Today is the release day of my book cleverly (?) titled Boring: Finding and Extraordinary God in an Ordinary Life. I’ll spare you the suspense and let you know that it’s autobiographical, at least in the sense that I live a largely ordinary kind of life. I get up at the same time, go through the same routine, drive the same route, go through the same tasks, and then go to bed at roughly the same time on a daily basis. Chances are so do you, or at least your version of it. The fact is that all of us are going to spend the bulk of our time on this planet doing things that might be considered boring – paying bills, living in a routine, going to work, parenting kids.
In looking at that kind of life, one might rightly wonder whether anyone wants to read about it. I guess time will tell, but the real reason I wrote this book is because of a few select other people who are very close to me. These are people who raise their families in godly ways, are faithful church members, and work in secular fields where they have chances to share the gospel regularly. But these are also people who have, in my conversations with them, regularly asked the question of whether or not they are really doing anything significant with their lives. Because we live in a culture that’s constantly feeding an obsession with excitement and grandeur, we look at these seemingly mundane areas of our lives as things to be escaped from. The Christian spin on our cultural tendency becomes apparent when we think of the work of the Lord in terms of the big and grand when in actuality most of our commitment to and faith in Jesus is lived out in the seemingly small, everyday choices of real life. I wanted those people who do the same thing, over and over again, to know that they matter. They are important. And God is not only with them, He is for them right in the middle of their day-to-day lives.

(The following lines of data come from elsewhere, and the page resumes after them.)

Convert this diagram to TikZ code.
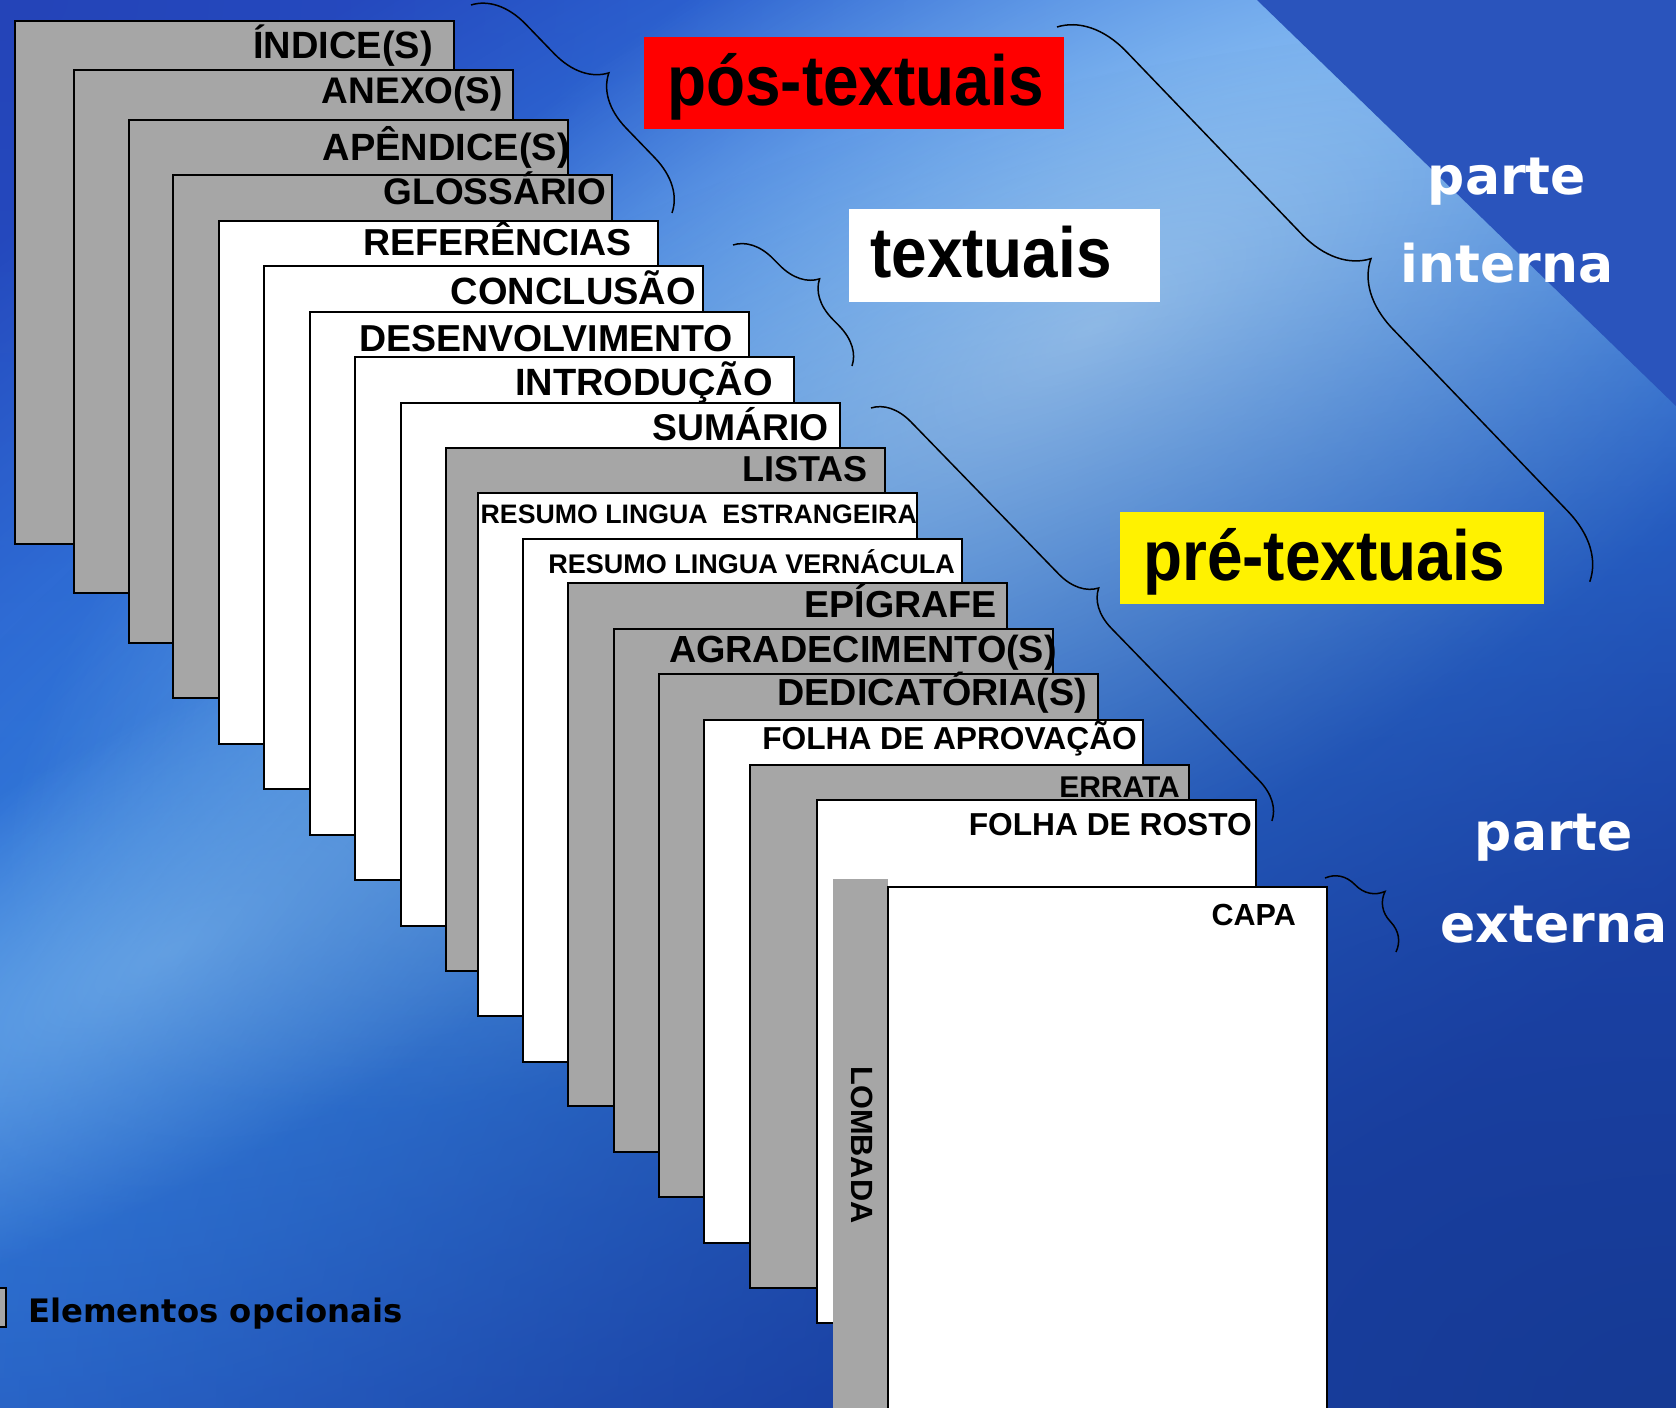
\documentclass[tikz,border=0pt]{standalone}
\usepackage{fontspec}
\setmainfont{Liberation Sans}
\newfontfamily\tagfont[FakeStretch=0.9]{Liberation Sans}
\newfontfamily\partfont{DejaVu Sans}
\usetikzlibrary{decorations.pathreplacing,fadings}
\definecolor{pagegray}{HTML}{A6A6A6}
\definecolor{bgtop}{HTML}{2A5ED8}
\definecolor{bgbot}{HTML}{2048B8}
\definecolor{bandlight}{HTML}{3E9CF2}
\definecolor{glowlight}{HTML}{A8D4F8}
\definecolor{streak}{HTML}{74B6F4}
\definecolor{cornerdark}{HTML}{2A54BC}
\definecolor{navy}{HTML}{163A94}
\definecolor{tldark}{HTML}{2444B8}
\newcommand\fsz[1]{\fontsize{#1pt}{#1pt}\selectfont}
\tikzfading[name=softglow, inner color=transparent!0, outer color=transparent!100]

\begin{document}
\begin{tikzpicture}[x=1pt, y=-1pt,
  page/.style={draw=black, line width=1.6pt, minimum width=439pt, minimum height=523pt, inner sep=0pt, anchor=north west},
  opt/.style={page, fill=pagegray},
  req/.style={page, fill=white},
  lbl/.style={inner sep=0pt, anchor=base east, font=\bfseries\fsz{#1}},
  tagbox/.style={inner sep=0pt, anchor=north west, minimum height=92pt},
  tagtxt/.style={inner sep=0pt, anchor=base west, font=\tagfont\bfseries\fsz{71}},
  parttxt/.style={inner sep=0pt, anchor=base, text=white, font=\partfont\bfseries\fsz{52}},
  curly/.style={decorate, decoration={brace, amplitude=#1pt}, line width=1.5pt}]
  \useasboundingbox (0,0) rectangle (1676,1408);
  \clip (0,0) rectangle (1676,1408);
  \shade[top color=bgtop, bottom color=bgbot] (0,0) rectangle (1676,1408);
  \fill[tldark, path fading=softglow, fit fading=true] (0,0) ellipse [x radius=1800, y radius=1200];
  \begin{scope}[transform canvas={rotate around={32:(760,640)}}]
    \fill[bandlight, path fading=softglow, fit fading=true] (760,640) ellipse [x radius=2300, y radius=760];
  \end{scope}
  \begin{scope}[transform canvas={rotate around={32:(1090,330)}}]
    \fill[glowlight, path fading=softglow, fit fading=true] (1090,330) ellipse [x radius=1240, y radius=500];
  \end{scope}
  \begin{scope}[transform canvas={rotate around={28:(170,950)}}]
    \fill[streak, path fading=softglow, fit fading=true] (170,950) ellipse [x radius=700, y radius=220];
  \end{scope}
  \fill[navy, path fading=softglow, fit fading=true] (1676,1408) ellipse [x radius=2000, y radius=1400];
  \fill[cornerdark] (1257,0) -- (1676,0) -- (1676,406) -- cycle;

  \node[opt] (indice) at (14,20) {};
  \node[lbl=38] (indicet) at (433,58) {ÍNDICE(S)};
  \node[opt] (anexo) at (73,69) {};
  \node[lbl=37] (anexot) at (503,103) {ANEXO(S)};
  \node[opt] (apendice) at (128,119) {};
  \node[lbl=38] (apendicet) at (570,160) {APÊNDICE(S)};
  \node[opt] (glossario) at (172,174) {};
  \node[lbl=37] (glossariot) at (606,204) {GLOSSÁRIO};
  \node[req] (referencias) at (218,220) {};
  \node[lbl=37.5] (referenciast) at (632,255) {REFERÊNCIAS};
  \node[req] (conclusao) at (263,265) {};
  \node[lbl=38] (conclusaot) at (696,304) {CONCLUSÃO};
  \node[req] (desenv) at (309,311) {};
  \node[lbl=37.5] (desenvt) at (733,351) {DESENVOLVIMENTO};
  \node[req] (intro) at (354,356) {};
  \node[lbl=38] (introt) at (773,395) {INTRODUÇÃO};
  \node[req] (sumario) at (400,402) {};
  \node[lbl=37.3] (sumariot) at (829,440) {SUMÁRIO};
  \node[opt] (listas) at (445,447) {};
  \node[lbl=36] (listast) at (868,481) {LISTAS};
  \node[req] (resumoe) at (477,492) {};
  \node[lbl=26.7] (resumoet) at (917,523) {RESUMO LINGUA\ \ ESTRANGEIRA};
  \node[req] (resumov) at (522,538) {};
  \node[lbl=27] (resumovt) at (955,573) {RESUMO LINGUA VERNÁCULA};
  \node[opt] (epigrafe) at (567,582) {};
  \node[lbl=37.6] (epigrafet) at (997,617) {EPÍGRAFE};
  \node[opt] (agrad) at (613,628) {};
  \node[lbl=37.8] (agradt) at (1057,662) {AGRADECIMENTO(S)};
  \node[opt] (dedic) at (658,673) {};
  \node[lbl=37.7] (dedict) at (1087,705) {DEDICATÓRIA(S)};
  \node[req] (aprov) at (703,719) {};
  \node[lbl=31.7] (aprovt) at (1137,749) {FOLHA DE APROVAÇÃO};
  \node[opt] (errata) at (749,764) {};
  \node[lbl=30] (errat) at (1180,797) {ERRATA};
  \node[req] (rosto) at (816,799) {};
  \node[lbl=31.7] (rostot) at (1252,835) {FOLHA DE ROSTO};
  \node[fill=pagegray, inner sep=0pt, minimum width=55pt, minimum height=540pt, anchor=north west] (lombada) at (833,879) {};
  \node[font=\bfseries\fsz{30.7}, rotate=-90, inner sep=0pt] (lombadat) at (862,1145) {LOMBADA};
  \node[req] (capa) at (887,886) {};
  \node[lbl=30.5] (capat) at (1296,925) {CAPA};

  \node[tagbox, fill=red, minimum width=420pt] (posbox) at (644,37) {};
  \node[tagtxt] (post) at (667,105) {pós-textuais};
  \node[tagbox, fill=white, minimum width=311pt, minimum height=93pt] (txtbox) at (849,209) {};
  \node[tagtxt] (txtt) at (870,277) {textuais};
  \node[tagbox, fill=yellow, minimum width=424pt] (prebox) at (1120,512) {};
  \node[tagtxt] (pret) at (1143,580) {pré-textuais};

  \node[parttxt] (pint1) at (1507,194) {parte};
  \node[parttxt] (pint2) at (1507,282) {interna};
  \node[parttxt] (pext1) at (1554,850) {parte};
  \node[parttxt] (pext2) at (1554,942) {externa};

  \coordinate (pos1) at (471,5);
  \coordinate (pos2) at (672,213);
  \coordinate (txt1) at (733,245);
  \coordinate (txt2) at (852,366);
  \coordinate (pre1) at (871,408);
  \coordinate (pre2) at (1272,821);
  \coordinate (int1) at (1057,27);
  \coordinate (int2) at (1590,582);
  \coordinate (ext1) at (1325,878);
  \coordinate (ext2) at (1396,952);
  \draw[curly=52] (pos1) -- (pos2);
  \draw[curly=38] (txt1) -- (txt2);
  \draw[curly=38] (pre1) -- (pre2);
  \draw[curly=66] (int1) -- (int2);
  \draw[curly=34] (ext1) -- (ext2);

  \node[draw, line width=1.6pt, fill=pagegray, minimum width=40pt, minimum height=39pt, inner sep=0pt, anchor=north east] (swatch) at (7,1287) {};
  \node[inner sep=0pt, anchor=base west, font=\partfont\bfseries\fsz{32.3}] (opcionais) at (28,1322) {Elementos opcionais};
\end{tikzpicture}
\end{document}
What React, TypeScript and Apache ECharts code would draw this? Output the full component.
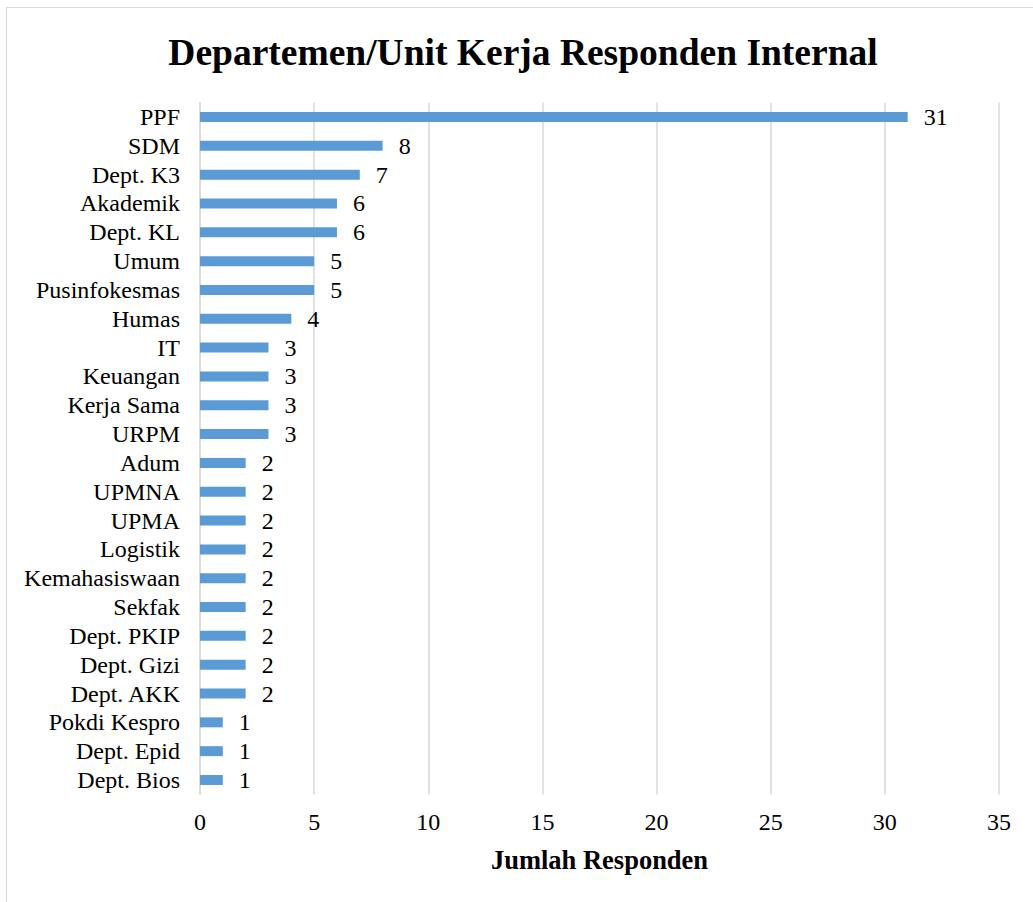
import React, { useEffect, useRef } from "react";
import * as echarts from "echarts";

const categories = [
  "PPF", "SDM", "Dept. K3", "Akademik", "Dept. KL", "Umum", "Pusinfokesmas", "Humas",
  "IT", "Keuangan", "Kerja Sama", "URPM", "Adum", "UPMNA", "UPMA", "Logistik",
  "Kemahasiswaan", "Sekfak", "Dept. PKIP", "Dept. Gizi", "Dept. AKK", "Pokdi Kespro",
  "Dept. Epid", "Dept. Bios",
];
const values = [31, 8, 7, 6, 6, 5, 5, 4, 3, 3, 3, 3, 2, 2, 2, 2, 2, 2, 2, 2, 2, 1, 1, 1];
const xTicks = { min: 0, max: 35, interval: 5 };

const FONT = "'Liberation Serif', 'Times New Roman', serif";

export default function App() {
  const ref = useRef<HTMLDivElement>(null);
  useEffect(() => {
    if (!ref.current) return;
    const chart = echarts.init(ref.current, null, { renderer: "svg" });
    chart.setOption({
      animation: false,
      backgroundColor: "#ffffff",
      textStyle: { fontFamily: FONT },
      title: {
        text: "Departemen/Unit Kerja Responden Internal",
        left: 518,
        top: 28,
        textAlign: "center",
        textStyle: { fontFamily: FONT, fontSize: 37.5, fontWeight: "bold", color: "#000" },
      },
      graphic: [
        {
          type: "rect",
          shape: { x: 6.5, y: 7.5, width: 1100, height: 1000 },
          style: { fill: "none", stroke: "#d9d9d9", lineWidth: 1 },
          silent: true,
        },
      ],
      grid: { left: 200, right: 34, top: 102.6, bottom: 107.6, containLabel: false },
      xAxis: {
        type: "value",
        min: xTicks.min,
        max: xTicks.max,
        interval: xTicks.interval,
        name: "Jumlah Responden",
        nameLocation: "middle",
        nameGap: 52,
        nameTextStyle: { fontFamily: FONT, fontSize: 26.5, fontWeight: "bold", color: "#000", verticalAlign: "top" },
        axisLine: { show: false },
        axisTick: { show: false },
        axisLabel: { fontFamily: FONT, fontSize: 24, color: "#000", margin: 16 },
        splitLine: { show: true, lineStyle: { color: "#d9d9d9", width: 1.5 } },
      },
      yAxis: {
        type: "category",
        data: categories,
        inverse: true,
        axisLine: { show: true, lineStyle: { color: "#d9d9d9", width: 1.5 } },
        axisTick: { show: false },
        axisLabel: { fontFamily: FONT, fontSize: 24, color: "#000", margin: 20, interval: 0, hideOverlap: false },
      },
      series: [
        {
          type: "bar",
          data: values,
          barWidth: 10,
          itemStyle: { color: "#5b9bd5" },
          label: {
            show: true,
            position: "right",
            distance: 16,
            fontFamily: FONT,
            fontSize: 24,
            color: "#000",
          },
        },
      ],
    });
    return () => chart.dispose();
  }, []);
  return (
    <div
      ref={ref}
      style={{ position: "fixed", left: 0, top: 0, width: 1033, height: 902 }}
    />
  );
}
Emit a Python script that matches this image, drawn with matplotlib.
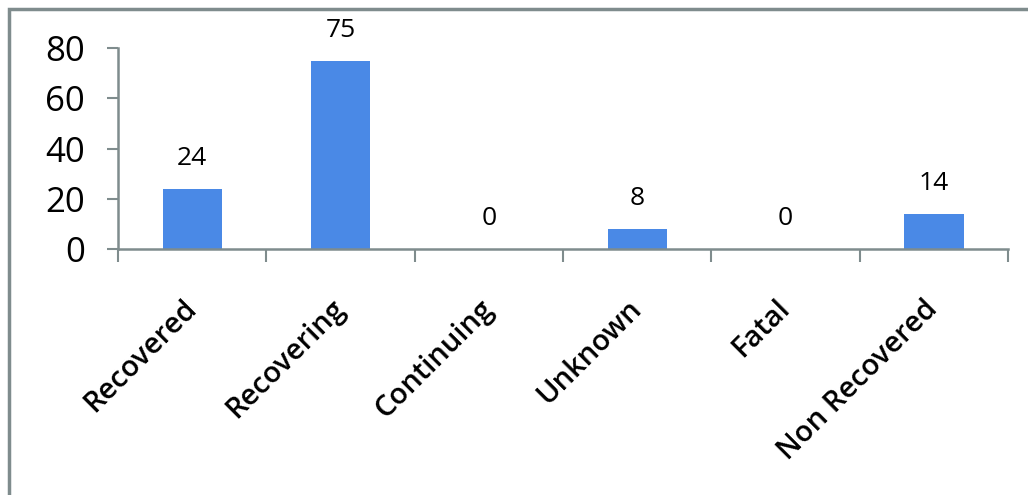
import matplotlib
matplotlib.use('Agg')
import matplotlib.pyplot as plt
from matplotlib.patches import Rectangle

# outcome categories and counts
categories = ['Recovered', 'Recovering', 'Continuing', 'Unknown', 'Fatal', 'Non Recovered']
counts = [24, 75, 0, 8, 0, 14]
y_ticks = [0, 20, 40, 60, 80]

bar_color = '#4A89E6'
line_color = '#7F8C8D'

plt.rcParams['font.family'] = ['Open Sans', 'DejaVu Sans']

fig = plt.figure(figsize=(10.28, 4.95), dpi=100)
ax = fig.add_axes([118 / 1028, 1 - 249 / 495, 890 / 1028, 201 / 495])

x = list(range(len(categories)))
ax.bar(x, counts, width=0.4, color=bar_color, zorder=2)

for xi, v in zip(x, counts):
    ax.annotate(str(v), (xi, v), xytext=(0, 22), textcoords='offset points',
                ha='center', va='center', fontsize=19)

ax.set_xlim(-0.5, len(categories) - 0.5)
ax.set_ylim(0, 80)
ax.set_yticks(y_ticks)
ax.set_yticklabels([str(t) for t in y_ticks], fontsize=25)

ax.set_xticks(x)
ax.set_xticklabels(categories, rotation=45, ha='right', va='center',
                   rotation_mode='anchor', fontsize=21, fontweight='semibold')
ax.set_xticks([i - 0.5 for i in range(len(categories) + 1)], minor=True)
ax.tick_params(axis='x', which='major', length=0, pad=40)
ax.tick_params(axis='x', which='minor', length=9, width=1.5, color=line_color)
ax.tick_params(axis='y', length=8, width=1.5, color=line_color, pad=16)

for side in ['top', 'right']:
    ax.spines[side].set_visible(False)
for side in ['left', 'bottom']:
    ax.spines[side].set_color(line_color)
    ax.spines[side].set_linewidth(1.8)

# outer frame, clipped on the right and bottom like the original
fig.patches.append(Rectangle((9 / 1028, -0.1), 1.2, 1 - 9 / 495 + 0.1,
                             transform=fig.transFigure, fill=False,
                             edgecolor=line_color, linewidth=2.5))

fig.savefig('out.png', dpi=100)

So the big idea behind the book is pretty simple: There is no such thing as ordinary when you follow an extraordinary God. So my primary prayer, as people read, is that they would look with fresh eyes on their regular schedule – the way they speak to others, the way they parent their children, the way they relate to their spouse, the way they spend money and the way they go to church – that they would see these normal occurrences ripe with meaning because of the presence of a God who makes the ordinary into something extraordinary. To put it another way, I hope we begin to do the same small things we did yesterday, but do them through the lens of faith, asking the ever-present and ever-active God to transform our vision of the ordinary into something wholly different than it is now.
So thank you, B&H Publishing. When you come to a publisher with a book that you want to call Boring, it makes you very thankful for a partner in ministry that believes in you. Thanks, Selma, for believing in me, and for continuing to give me opportunities to flesh out my heart on paper. Jed and Devin, thank you both for the constant encouragement and for helping me to be a better writer. Dave, thanks for all your hard work in helping get the word out about the project.
Thank you, my friends and family at Grace Community Church. So many of the ideas expressed in this book are the result of conversations, sermons, and Sunday school classes we’ve been a part of together. It would be difficult for me to express how formative living in the midst of this community of faith has been. I’m particularly grateful to Scott Patty and the team of elders who have shown me, through word and deed, how to find the great beauty, wonder, and significance right square in the middle of everyday life. It is my hope and prayer that we would continue together to do the next right thing.
And Jana—my great love. My bride. The one who has constantly been my biggest cheerleader. There’s no one in the world with whom I’d rather find the joy, excitement, and satisfaction of life in Jesus Christ.